Figure scripts
++++++++++

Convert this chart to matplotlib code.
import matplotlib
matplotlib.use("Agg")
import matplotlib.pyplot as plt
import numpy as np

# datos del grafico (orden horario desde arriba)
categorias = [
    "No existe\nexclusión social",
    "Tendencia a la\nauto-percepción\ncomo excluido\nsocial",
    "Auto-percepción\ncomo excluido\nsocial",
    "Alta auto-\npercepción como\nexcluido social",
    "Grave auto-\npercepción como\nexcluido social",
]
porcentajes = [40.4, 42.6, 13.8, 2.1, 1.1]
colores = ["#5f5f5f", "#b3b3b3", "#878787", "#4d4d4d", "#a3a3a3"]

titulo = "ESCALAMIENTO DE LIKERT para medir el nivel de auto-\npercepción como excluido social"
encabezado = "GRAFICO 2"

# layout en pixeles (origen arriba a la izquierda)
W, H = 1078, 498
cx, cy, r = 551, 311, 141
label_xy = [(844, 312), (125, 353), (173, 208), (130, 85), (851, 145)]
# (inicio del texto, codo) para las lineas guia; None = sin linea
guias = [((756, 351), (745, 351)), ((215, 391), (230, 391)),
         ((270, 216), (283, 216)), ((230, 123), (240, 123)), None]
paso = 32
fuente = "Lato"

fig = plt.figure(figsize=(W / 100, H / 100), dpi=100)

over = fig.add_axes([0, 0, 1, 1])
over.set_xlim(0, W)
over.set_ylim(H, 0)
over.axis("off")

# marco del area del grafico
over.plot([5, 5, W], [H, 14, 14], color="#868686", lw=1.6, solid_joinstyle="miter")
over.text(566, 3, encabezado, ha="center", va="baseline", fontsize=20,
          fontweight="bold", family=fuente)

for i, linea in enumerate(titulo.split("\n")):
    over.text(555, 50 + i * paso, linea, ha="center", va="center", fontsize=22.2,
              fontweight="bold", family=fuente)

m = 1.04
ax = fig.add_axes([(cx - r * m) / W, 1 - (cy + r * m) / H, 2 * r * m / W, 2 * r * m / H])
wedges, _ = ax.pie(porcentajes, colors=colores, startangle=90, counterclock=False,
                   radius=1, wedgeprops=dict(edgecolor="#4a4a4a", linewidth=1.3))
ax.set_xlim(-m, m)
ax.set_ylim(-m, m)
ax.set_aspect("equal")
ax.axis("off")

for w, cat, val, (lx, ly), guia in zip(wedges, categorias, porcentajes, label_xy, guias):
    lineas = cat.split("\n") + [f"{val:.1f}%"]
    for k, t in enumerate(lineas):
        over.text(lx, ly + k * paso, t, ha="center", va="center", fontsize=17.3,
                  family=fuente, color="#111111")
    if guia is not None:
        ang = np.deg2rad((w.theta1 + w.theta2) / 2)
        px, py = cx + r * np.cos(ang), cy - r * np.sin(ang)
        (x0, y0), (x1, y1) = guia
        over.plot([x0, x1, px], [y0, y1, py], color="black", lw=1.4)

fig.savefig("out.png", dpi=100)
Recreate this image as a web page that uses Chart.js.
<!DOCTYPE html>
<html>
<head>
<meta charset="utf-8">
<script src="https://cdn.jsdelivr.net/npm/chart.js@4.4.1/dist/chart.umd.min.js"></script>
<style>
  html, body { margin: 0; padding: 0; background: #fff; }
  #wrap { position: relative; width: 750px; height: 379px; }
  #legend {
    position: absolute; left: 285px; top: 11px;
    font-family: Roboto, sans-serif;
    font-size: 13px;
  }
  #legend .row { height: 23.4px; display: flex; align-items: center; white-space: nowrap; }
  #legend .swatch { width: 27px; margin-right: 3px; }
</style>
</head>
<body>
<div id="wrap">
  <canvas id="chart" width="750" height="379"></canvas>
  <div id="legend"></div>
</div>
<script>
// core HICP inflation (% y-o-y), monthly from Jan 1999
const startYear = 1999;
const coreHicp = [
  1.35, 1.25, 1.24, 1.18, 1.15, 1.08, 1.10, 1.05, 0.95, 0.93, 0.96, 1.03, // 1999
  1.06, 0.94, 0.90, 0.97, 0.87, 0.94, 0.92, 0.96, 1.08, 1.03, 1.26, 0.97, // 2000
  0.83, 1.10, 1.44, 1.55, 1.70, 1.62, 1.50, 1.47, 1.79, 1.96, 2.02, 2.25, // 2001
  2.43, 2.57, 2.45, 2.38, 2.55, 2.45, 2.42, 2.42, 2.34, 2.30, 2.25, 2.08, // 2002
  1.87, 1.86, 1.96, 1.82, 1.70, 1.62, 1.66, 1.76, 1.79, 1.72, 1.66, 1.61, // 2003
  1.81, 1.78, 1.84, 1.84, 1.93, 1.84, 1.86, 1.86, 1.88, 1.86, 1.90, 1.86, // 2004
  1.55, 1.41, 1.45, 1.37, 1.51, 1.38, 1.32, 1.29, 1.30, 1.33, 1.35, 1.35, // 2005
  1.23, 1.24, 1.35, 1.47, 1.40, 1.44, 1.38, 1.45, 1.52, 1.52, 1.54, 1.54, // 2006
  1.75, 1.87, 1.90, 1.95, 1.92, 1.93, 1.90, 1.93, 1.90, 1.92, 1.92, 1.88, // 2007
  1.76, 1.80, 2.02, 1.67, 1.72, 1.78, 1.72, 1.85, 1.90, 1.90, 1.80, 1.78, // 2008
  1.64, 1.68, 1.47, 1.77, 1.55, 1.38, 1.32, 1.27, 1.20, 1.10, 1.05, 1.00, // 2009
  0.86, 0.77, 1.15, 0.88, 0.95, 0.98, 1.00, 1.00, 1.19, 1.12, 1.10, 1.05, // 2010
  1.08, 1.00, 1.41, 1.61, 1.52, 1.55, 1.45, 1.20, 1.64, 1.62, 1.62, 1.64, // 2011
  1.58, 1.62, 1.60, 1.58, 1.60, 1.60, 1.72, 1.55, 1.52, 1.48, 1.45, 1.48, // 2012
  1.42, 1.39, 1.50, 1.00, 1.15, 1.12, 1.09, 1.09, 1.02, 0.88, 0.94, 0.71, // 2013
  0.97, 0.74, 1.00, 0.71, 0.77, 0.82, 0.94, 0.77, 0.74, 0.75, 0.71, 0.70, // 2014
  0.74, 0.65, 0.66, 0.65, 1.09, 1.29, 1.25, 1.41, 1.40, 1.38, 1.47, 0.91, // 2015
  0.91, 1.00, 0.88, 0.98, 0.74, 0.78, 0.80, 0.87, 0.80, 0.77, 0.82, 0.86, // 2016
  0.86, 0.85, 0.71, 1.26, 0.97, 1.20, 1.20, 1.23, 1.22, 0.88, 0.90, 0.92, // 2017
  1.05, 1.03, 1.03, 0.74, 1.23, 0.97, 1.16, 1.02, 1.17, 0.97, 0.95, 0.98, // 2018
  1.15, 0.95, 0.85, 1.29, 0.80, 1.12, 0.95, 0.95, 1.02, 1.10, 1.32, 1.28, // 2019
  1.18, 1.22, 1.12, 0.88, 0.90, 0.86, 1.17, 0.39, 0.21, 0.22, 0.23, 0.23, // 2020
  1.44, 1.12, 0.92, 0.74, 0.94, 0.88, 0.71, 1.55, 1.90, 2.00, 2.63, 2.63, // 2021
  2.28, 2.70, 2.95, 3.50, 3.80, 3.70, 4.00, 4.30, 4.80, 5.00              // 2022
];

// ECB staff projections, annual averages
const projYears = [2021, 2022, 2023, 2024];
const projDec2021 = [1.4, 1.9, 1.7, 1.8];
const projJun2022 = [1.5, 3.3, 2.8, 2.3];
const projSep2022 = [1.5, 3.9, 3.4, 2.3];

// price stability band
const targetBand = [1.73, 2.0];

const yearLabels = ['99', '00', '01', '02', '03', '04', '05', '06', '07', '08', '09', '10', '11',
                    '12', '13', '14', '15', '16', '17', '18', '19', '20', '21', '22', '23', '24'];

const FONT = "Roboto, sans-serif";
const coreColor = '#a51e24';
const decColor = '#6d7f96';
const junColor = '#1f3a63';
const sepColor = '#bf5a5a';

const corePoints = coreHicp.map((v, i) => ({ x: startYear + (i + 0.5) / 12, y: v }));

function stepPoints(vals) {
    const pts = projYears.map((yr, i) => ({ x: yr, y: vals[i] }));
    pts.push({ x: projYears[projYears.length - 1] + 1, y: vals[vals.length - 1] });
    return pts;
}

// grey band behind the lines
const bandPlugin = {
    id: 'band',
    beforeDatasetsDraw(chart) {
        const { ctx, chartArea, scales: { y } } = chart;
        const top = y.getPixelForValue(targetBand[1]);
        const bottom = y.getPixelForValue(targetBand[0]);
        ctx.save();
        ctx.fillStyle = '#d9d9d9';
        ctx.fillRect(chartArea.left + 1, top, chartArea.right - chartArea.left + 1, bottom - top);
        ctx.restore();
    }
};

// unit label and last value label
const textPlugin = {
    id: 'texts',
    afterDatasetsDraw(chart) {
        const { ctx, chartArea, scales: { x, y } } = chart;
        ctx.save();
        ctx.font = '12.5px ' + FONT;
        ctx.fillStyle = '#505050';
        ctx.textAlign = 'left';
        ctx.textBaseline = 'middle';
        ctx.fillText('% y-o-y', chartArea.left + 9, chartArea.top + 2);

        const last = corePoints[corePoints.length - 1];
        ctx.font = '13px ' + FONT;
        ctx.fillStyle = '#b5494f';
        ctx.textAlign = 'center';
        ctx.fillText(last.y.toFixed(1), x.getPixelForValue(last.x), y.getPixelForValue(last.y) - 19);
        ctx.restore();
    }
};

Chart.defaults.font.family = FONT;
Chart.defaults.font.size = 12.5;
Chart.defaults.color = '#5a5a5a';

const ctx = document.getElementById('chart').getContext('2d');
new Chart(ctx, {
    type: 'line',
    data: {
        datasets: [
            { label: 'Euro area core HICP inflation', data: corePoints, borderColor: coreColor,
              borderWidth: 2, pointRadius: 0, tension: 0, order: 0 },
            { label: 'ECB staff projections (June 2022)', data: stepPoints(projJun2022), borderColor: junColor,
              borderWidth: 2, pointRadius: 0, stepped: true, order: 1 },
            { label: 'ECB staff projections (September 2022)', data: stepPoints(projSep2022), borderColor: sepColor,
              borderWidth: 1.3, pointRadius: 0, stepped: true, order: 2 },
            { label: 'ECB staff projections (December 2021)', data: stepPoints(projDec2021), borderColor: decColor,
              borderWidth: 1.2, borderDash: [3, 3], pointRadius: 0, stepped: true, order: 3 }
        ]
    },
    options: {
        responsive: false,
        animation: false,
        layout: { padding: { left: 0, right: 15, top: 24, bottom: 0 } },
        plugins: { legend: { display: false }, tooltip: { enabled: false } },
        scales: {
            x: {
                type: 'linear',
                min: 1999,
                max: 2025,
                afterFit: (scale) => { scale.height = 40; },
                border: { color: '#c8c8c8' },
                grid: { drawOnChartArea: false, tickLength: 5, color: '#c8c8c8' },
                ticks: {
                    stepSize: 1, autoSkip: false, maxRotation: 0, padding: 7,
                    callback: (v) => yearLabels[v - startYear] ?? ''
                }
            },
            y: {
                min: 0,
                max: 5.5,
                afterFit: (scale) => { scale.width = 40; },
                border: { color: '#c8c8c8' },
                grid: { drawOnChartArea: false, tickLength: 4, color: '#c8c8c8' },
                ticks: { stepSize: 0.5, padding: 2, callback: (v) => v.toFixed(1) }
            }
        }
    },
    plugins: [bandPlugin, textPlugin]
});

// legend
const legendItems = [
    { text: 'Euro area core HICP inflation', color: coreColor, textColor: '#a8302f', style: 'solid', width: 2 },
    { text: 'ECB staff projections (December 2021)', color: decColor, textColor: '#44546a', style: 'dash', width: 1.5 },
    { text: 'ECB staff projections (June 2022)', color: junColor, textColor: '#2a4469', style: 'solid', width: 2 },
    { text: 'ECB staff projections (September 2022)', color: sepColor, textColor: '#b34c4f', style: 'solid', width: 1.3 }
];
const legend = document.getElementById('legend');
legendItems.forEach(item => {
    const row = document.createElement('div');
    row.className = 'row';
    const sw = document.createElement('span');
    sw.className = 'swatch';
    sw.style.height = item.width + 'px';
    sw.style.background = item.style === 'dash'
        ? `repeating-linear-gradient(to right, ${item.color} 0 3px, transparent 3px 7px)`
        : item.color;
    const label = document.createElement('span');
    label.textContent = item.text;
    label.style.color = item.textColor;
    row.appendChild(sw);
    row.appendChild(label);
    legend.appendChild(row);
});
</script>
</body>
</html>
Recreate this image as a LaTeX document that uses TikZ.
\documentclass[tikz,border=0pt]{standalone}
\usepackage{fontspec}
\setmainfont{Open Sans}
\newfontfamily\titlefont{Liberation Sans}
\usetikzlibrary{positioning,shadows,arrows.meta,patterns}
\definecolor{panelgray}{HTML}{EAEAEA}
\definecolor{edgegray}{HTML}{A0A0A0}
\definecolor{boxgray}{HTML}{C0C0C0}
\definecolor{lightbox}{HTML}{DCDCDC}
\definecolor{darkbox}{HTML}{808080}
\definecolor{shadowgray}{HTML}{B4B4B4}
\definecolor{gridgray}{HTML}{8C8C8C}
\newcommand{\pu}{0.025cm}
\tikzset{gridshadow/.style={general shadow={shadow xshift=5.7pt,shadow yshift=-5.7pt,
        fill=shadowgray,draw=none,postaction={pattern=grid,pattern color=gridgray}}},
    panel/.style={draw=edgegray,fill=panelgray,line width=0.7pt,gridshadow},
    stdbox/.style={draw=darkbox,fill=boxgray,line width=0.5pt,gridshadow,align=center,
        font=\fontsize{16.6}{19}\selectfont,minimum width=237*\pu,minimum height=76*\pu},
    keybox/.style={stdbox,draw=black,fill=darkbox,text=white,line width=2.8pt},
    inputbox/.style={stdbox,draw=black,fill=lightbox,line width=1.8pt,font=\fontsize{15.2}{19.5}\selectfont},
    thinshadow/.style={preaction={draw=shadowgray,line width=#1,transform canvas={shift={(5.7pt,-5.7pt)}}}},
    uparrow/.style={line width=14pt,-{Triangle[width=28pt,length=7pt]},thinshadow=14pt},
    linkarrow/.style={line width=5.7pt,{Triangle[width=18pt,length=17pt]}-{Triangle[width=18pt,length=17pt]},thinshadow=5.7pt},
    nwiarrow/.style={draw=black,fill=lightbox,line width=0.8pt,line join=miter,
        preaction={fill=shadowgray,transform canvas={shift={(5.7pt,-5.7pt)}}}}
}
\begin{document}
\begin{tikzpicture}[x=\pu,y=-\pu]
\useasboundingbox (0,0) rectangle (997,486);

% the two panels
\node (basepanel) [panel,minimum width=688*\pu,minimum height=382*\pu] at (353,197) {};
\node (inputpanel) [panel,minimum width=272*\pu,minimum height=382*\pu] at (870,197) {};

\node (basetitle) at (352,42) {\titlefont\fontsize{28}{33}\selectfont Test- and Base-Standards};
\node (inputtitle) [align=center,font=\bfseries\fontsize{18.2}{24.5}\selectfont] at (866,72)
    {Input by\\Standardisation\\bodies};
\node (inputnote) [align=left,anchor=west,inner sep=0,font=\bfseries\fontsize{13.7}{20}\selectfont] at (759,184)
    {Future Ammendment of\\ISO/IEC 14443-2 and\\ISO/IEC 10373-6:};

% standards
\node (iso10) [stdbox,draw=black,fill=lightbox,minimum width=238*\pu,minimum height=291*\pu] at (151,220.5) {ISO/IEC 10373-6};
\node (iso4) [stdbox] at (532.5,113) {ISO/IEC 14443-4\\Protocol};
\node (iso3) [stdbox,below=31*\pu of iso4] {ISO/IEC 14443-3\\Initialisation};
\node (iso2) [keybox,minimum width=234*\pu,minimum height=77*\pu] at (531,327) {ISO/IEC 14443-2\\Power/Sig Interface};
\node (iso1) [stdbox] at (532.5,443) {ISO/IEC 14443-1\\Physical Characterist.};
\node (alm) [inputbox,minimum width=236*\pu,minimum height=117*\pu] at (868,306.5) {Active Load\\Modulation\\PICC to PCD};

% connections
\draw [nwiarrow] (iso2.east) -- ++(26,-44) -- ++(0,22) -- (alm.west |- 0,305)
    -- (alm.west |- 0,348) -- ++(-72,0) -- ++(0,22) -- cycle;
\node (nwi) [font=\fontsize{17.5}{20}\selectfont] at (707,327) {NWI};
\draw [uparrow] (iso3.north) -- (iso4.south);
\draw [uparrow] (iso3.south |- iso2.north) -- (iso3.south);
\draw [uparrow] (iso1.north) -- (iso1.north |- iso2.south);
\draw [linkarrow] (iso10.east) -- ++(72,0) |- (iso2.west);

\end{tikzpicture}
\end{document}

++++++++++

▸ **DIRECTIONS**: Report each line of the material above where the word "uses" appears.

▸ **THE COMPLETED TASK**:
Recreate this image as a web page that uses Chart.js.
Recreate this image as a LaTeX document that uses TikZ.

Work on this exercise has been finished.